There's a great Swedish word, for which I don't know if there's a Korean equivalent: salongsberusad.  "Salong" is "salon," as in the intellectual Parisian kind. "Berusad" is drunk. (Though, not anything like "hammered" or "wasted." That would be full  in Swedish.) Salon-drunk, then, is the nice kind of more-than-tipsy, less-than-schmasted drunk you get with your friends. You don't want to paint the town red, you just want to take the edge off. That's my goal when I drink, though obviously I can't speak for anyone else but myself.

Coming from someone who's told other foreigners to shape up, quit whinging, and go eat a dick: get off your high horse, Mr. Smith.

*Except that most of the time, unless I'm out with someone on a short list of three people, out of all the foreigners sitting at the table I'm the one with the most passable Korean. This is a travesty. My Korean is terrible. I love you guys, but step up your game!


  1. This guy has fated himself to never win an argument again in his life!

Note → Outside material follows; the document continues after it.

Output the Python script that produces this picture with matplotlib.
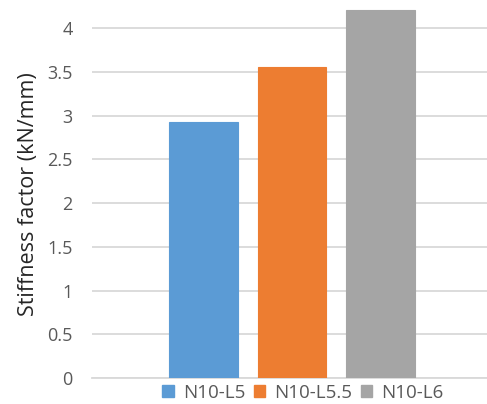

    Guy: "I think your interpretation of the subtext of 'Hamlet' is sadly flawed."

    World: "Whatever. You think it's normal to poo in your pants while drunk. I'm not listening to you."

    1. If I ever meet him "for realsies" all I will want to talk about is: "So, how often have you dropped a deuce/gone to jail/punched a cop while you were drunk?"

      That foreign teachers here should learn to be better guests is a perfectly valid point. We all should and some of us really, really NEED to.


      Here comes the delayed thesis of my post: The differences in drinking culture is not at all why a certain percentage of foreign teachers are terrible guests. Maybe if South Korea were more like Utah, that argument would hold some water.

  2. I think it's totally fair game to come out and say look -- way too many ESL teachers here in lovely South Korea act like drunken buffoons. Perfectly valid claim that one could dispute ("Hey! I teach free English classes to Korean kids at the local YMCA!") or confirm ("Way too many bros acting like misogynistic frat boys around here.").

    There are reasons this is the case -- many hagwon will hire anyone with a four-year degree, regardless of their academic or professional backgrounds (or lack thereof), many hagwon straight-up lie about the credentials of their teachers to drum up business, and many hires are made based on looks and, frankly, caucasian-ness rather than teaching ability.

    But the reason the 3WM piece was crap was that it somewhat subtly but still directly said that drunken ass-holishness is an inherently Western thing, and not at all a part of special snowflake Korean traditional culture. (As someone in the comments pointed out, let's take a look at the Korean ajhossi sex-tourism trips to Vietnam and Thailand and then get back to me.)

    First, that's complete bs. Second, it's racism plain and simple. Once you start judging an entire people based on the actions of a few you've crossed a line.

    1. "But the reason the 3WM piece was crap"

      Also you could say that calling a 3WM article crap is redundant, ~zing~.